-- start --

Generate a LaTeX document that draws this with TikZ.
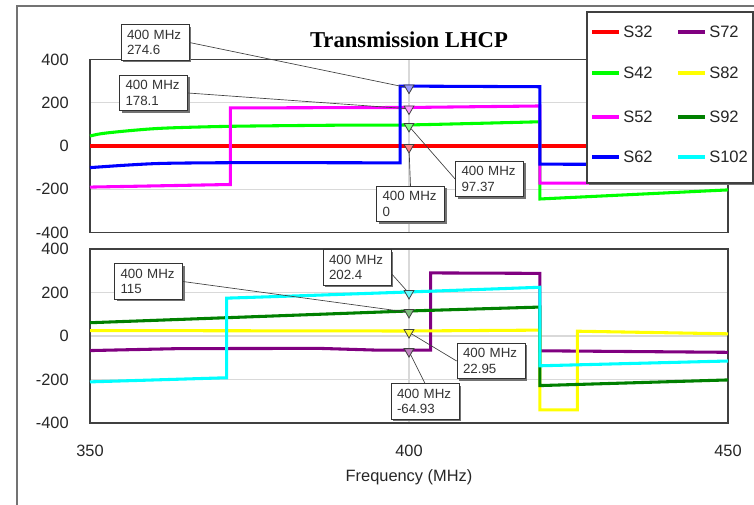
\documentclass[tikz,border=0pt]{standalone}
\usepackage{fontspec}
\setmainfont{Liberation Sans}
\newfontfamily\titlefont{Liberation Serif}
\usepackage{tikz}
\usetikzlibrary{shapes}
\usetikzlibrary{shapes.geometric}
\usetikzlibrary{positioning}
\usetikzlibrary{shadows}

\definecolor{sred}{RGB}{255,0,0}
\definecolor{slime}{RGB}{0,255,0}
\definecolor{spink}{RGB}{255,0,255}
\definecolor{sblue}{RGB}{0,0,255}
\definecolor{sviolet}{RGB}{128,0,128}
\definecolor{syellow}{RGB}{255,255,0}
\definecolor{sdkgreen}{RGB}{0,128,0}
\definecolor{saqua}{RGB}{0,255,255}
\definecolor{sframe}{RGB}{64,64,64}

\begin{document}
\begin{tikzpicture}[x=0.75pt,y=-0.75pt]
\tikzstyle{trace}=[line width=2.3pt]
\tikzstyle{gridline}=[draw=black!15,line width=0.8pt]
\tikzstyle{plotframe}=[draw=sframe,line width=0.8pt]
\tikzstyle{probe}=[regular polygon,regular polygon sides=3,shape border rotate=180,
draw=black!75,line width=0.6pt,inner sep=0pt,minimum size=8.5pt,yshift=-1pt]
\tikzstyle{readout}=[rectangle,draw=black!80,fill=white,line width=0.6pt,
drop shadow={shadow xshift=1.5pt,shadow yshift=-1.5pt,fill=black!55,opacity=1},
align=left,text width=42pt,inner xsep=4.5pt,inner ysep=4pt,
font=\fontsize{10}{11.5}\selectfont,text=black!80]
\tikzstyle{callout}=[draw=black!75,line width=0.5pt]
\tikzstyle{ticklabel}=[font=\fontsize{12.3}{14}\selectfont,text=black!85,inner sep=0pt]
\tikzstyle{legendbox}=[rectangle,draw=sframe,fill=white,line width=0.8pt,
minimum width=124.5pt,minimum height=128.25pt,
drop shadow={shadow xshift=1.5pt,shadow yshift=-1.5pt,fill=black!55,opacity=1}]
\tikzstyle{legendtext}=[font=\fontsize{12.4}{14}\selectfont,text=black!85,anchor=west,inner sep=0pt]
\tikzstyle{legendline}=[line width=2.3pt]
\useasboundingbox (0,0) rectangle (754,505);
\draw[black!55,line width=1.2pt] (17,505) -- (17,6) -- (754,6);
\node[font={\titlefont\bfseries\fontsize{17}{19}\selectfont}] (title) at (409,40) {Transmission LHCP};

% upper plot: S32 .. S62
\begin{scope}[shift={(-2143,146)},xscale=6.38,yscale=-0.2163]
\draw[gridline] (350,200) -- (450,200) (350,-200) -- (450,-200) (400,-400) -- (400,400);
\draw[plotframe] (350,-400) rectangle (450,400);
\node[ticklabel,anchor=east] (ya400) at (346.7,400) {400};
\node[ticklabel,anchor=east] (ya200) at (346.7,200) {200};
\node[ticklabel,anchor=east] (ya0) at (346.7,0) {0};
\node[ticklabel,anchor=east] (yam200) at (346.7,-200) {-200};
\node[ticklabel,anchor=east] (yam400) at (346.7,-400) {-400};
\draw[trace,sred] (350,0) -- (450,0);
\draw[trace,slime] plot[smooth] coordinates {(350,46) (352,58) (357,73) (362,83) (372,91) (388,96) (400,97.4) (420.5,112)}
  -- (420.5,-245) -- (450,-203);
\draw[trace,spink] (350,-190) -- (372,-178) -- (372,176) -- (400,178.1) -- (420.5,185)
  -- (420.5,-172) -- (450,-170);
\draw[trace,sblue] plot[smooth] coordinates {(350,-100) (356,-88) (362,-80) (375,-77) (398.6,-78)}
  -- (398.6,277) -- (420.5,274) -- (420.5,-84) -- (450,-86);
\node[probe,fill=sblue!40] (m274) at (400,274.6) {};
\node[probe,fill=spink!40] (m178) at (400,178.1) {};
\node[probe,fill=slime!50] (m97) at (400,97.37) {};
\node[probe,fill=sred!50] (m0) at (400,0) {};
\end{scope}

% lower plot: S72 .. S102
\begin{scope}[shift={(-2143,336)},xscale=6.38,yscale=-0.2175]
\draw[gridline] (350,200) -- (450,200) (350,0) -- (450,0) (350,-200) -- (450,-200) (400,-400) -- (400,400);
\draw[plotframe] (350,-400) rectangle (450,400);
\node[ticklabel,anchor=east] (yb400) at (346.7,400) {400};
\node[ticklabel,anchor=east] (yb200) at (346.7,200) {200};
\node[ticklabel,anchor=east] (yb0) at (346.7,0) {0};
\node[ticklabel,anchor=east] (ybm200) at (346.7,-200) {-200};
\node[ticklabel,anchor=east] (ybm400) at (346.7,-400) {-400};
\node[ticklabel,yshift=-21pt] (x350) at (350,-400) {350};
\node[ticklabel,yshift=-21pt] (x400) at (400,-400) {400};
\node[ticklabel,yshift=-21pt] (x450) at (450,-400) {450};
\node[ticklabel,yshift=-41pt] (xtitle) at (400,-400) {Frequency (MHz)};
\draw[trace,sviolet] (350,-67) -- (364,-58) -- (386,-57) -- (395,-65) -- (403.4,-65) -- (403.4,290)
  -- (420.5,288) -- (420.5,-68) -- (450,-75);
\draw[trace,syellow] (350,25) -- (400,22.95) -- (420.5,27) -- (420.5,-340) -- (426.4,-340)
  -- (426.4,22) -- (450,10);
\draw[trace,sdkgreen] (350,61) -- (400,115) -- (420.5,133) -- (420.5,-228) -- (450,-202);
\draw[trace,saqua] (350,-211) -- (371.4,-192) -- (371.4,174) -- (383,185) -- (400,202.4)
  -- (420.5,224) -- (420.5,-137) -- (450,-115);
\node[probe,fill=saqua!60] (m202) at (400,202.4) {};
\node[probe,fill=sdkgreen!50] (m115) at (400,115) {};
\node[probe,fill=syellow!80] (m22) at (400,22.95) {};
\node[probe,fill=sviolet!50] (m64) at (400,-64.93) {};
\end{scope}

% marker readouts
\node[readout] (l274) at (155,42.5) {400 MHz\\274.6};
\node[readout] (l178) at (153.5,93) {400 MHz\\178.1};
\node[readout] (l97) at (489.5,179) {400 MHz\\97.37};
\node[readout] (l0) at (410.5,204) {400 MHz\\0};
\node[readout] (l115) at (148.5,281.5) {400 MHz\\115};
\node[readout] (l202) at (357,267.5) {400 MHz\\202.4};
\node[readout] (l22) at (491,361) {400 MHz\\22.95};
\node[readout] (l64) at (425,401.5) {400 MHz\\-64.93};
\draw[callout] (l274.east) -- (m274);
\draw[callout] (l178.east) -- (m178);
\draw[callout] (l97.west) -- (m97);
\draw[callout] (l0.north) -- (m0);
\draw[callout] (l115.east) -- (m115);
\draw[callout] (l202.-10) -- (m202);
\draw[callout] (l22.west) -- (m22);
\draw[callout] (l64.north) -- (m64);

% legend
\node[legendbox] (legend) at (670,97.5) {};
\node[legendtext] (s32) at (623,32) {S32};
\node[legendtext] (s42) at (623,73) {S42};
\node[legendtext] (s52) at (623,117) {S52};
\node[legendtext] (s62) at (623,157) {S62};
\node[legendtext] (s72) at (709,32) {S72};
\node[legendtext] (s82) at (709,73) {S82};
\node[legendtext] (s92) at (709,117) {S92};
\node[legendtext] (s102) at (709,157) {S102};
\draw[legendline,sred] ([xshift=-23pt]s32.west) -- ([xshift=-3pt]s32.west);
\draw[legendline,slime] ([xshift=-23pt]s42.west) -- ([xshift=-3pt]s42.west);
\draw[legendline,spink] ([xshift=-23pt]s52.west) -- ([xshift=-3pt]s52.west);
\draw[legendline,sblue] ([xshift=-23pt]s62.west) -- ([xshift=-3pt]s62.west);
\draw[legendline,sviolet] ([xshift=-23pt]s72.west) -- ([xshift=-3pt]s72.west);
\draw[legendline,syellow] ([xshift=-23pt]s82.west) -- ([xshift=-3pt]s82.west);
\draw[legendline,sdkgreen] ([xshift=-23pt]s92.west) -- ([xshift=-3pt]s92.west);
\draw[legendline,saqua] ([xshift=-23pt]s102.west) -- ([xshift=-3pt]s102.west);
\end{tikzpicture}
\end{document}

-- end --

§ **WHAT TO WORK ON**: Give again, exactly, the lines from the start of the data through the one holding "(title) at (409,40)"; omit the pictures.

§ **REPLY**:
Generate a LaTeX document that draws this with TikZ.
\documentclass[tikz,border=0pt]{standalone}
\usepackage{fontspec}
\setmainfont{Liberation Sans}
\newfontfamily\titlefont{Liberation Serif}
\usepackage{tikz}
\usetikzlibrary{shapes}
\usetikzlibrary{shapes.geometric}
\usetikzlibrary{positioning}
\usetikzlibrary{shadows}

\definecolor{sred}{RGB}{255,0,0}
\definecolor{slime}{RGB}{0,255,0}
\definecolor{spink}{RGB}{255,0,255}
\definecolor{sblue}{RGB}{0,0,255}
\definecolor{sviolet}{RGB}{128,0,128}
\definecolor{syellow}{RGB}{255,255,0}
\definecolor{sdkgreen}{RGB}{0,128,0}
\definecolor{saqua}{RGB}{0,255,255}
\definecolor{sframe}{RGB}{64,64,64}

\begin{document}
\begin{tikzpicture}[x=0.75pt,y=-0.75pt]
\tikzstyle{trace}=[line width=2.3pt]
\tikzstyle{gridline}=[draw=black!15,line width=0.8pt]
\tikzstyle{plotframe}=[draw=sframe,line width=0.8pt]
\tikzstyle{probe}=[regular polygon,regular polygon sides=3,shape border rotate=180,
draw=black!75,line width=0.6pt,inner sep=0pt,minimum size=8.5pt,yshift=-1pt]
\tikzstyle{readout}=[rectangle,draw=black!80,fill=white,line width=0.6pt,
drop shadow={shadow xshift=1.5pt,shadow yshift=-1.5pt,fill=black!55,opacity=1},
align=left,text width=42pt,inner xsep=4.5pt,inner ysep=4pt,
font=\fontsize{10}{11.5}\selectfont,text=black!80]
\tikzstyle{callout}=[draw=black!75,line width=0.5pt]
\tikzstyle{ticklabel}=[font=\fontsize{12.3}{14}\selectfont,text=black!85,inner sep=0pt]
\tikzstyle{legendbox}=[rectangle,draw=sframe,fill=white,line width=0.8pt,
minimum width=124.5pt,minimum height=128.25pt,
drop shadow={shadow xshift=1.5pt,shadow yshift=-1.5pt,fill=black!55,opacity=1}]
\tikzstyle{legendtext}=[font=\fontsize{12.4}{14}\selectfont,text=black!85,anchor=west,inner sep=0pt]
\tikzstyle{legendline}=[line width=2.3pt]
\useasboundingbox (0,0) rectangle (754,505);
\draw[black!55,line width=1.2pt] (17,505) -- (17,6) -- (754,6);
\node[font={\titlefont\bfseries\fontsize{17}{19}\selectfont}] (title) at (409,40) {Transmission LHCP};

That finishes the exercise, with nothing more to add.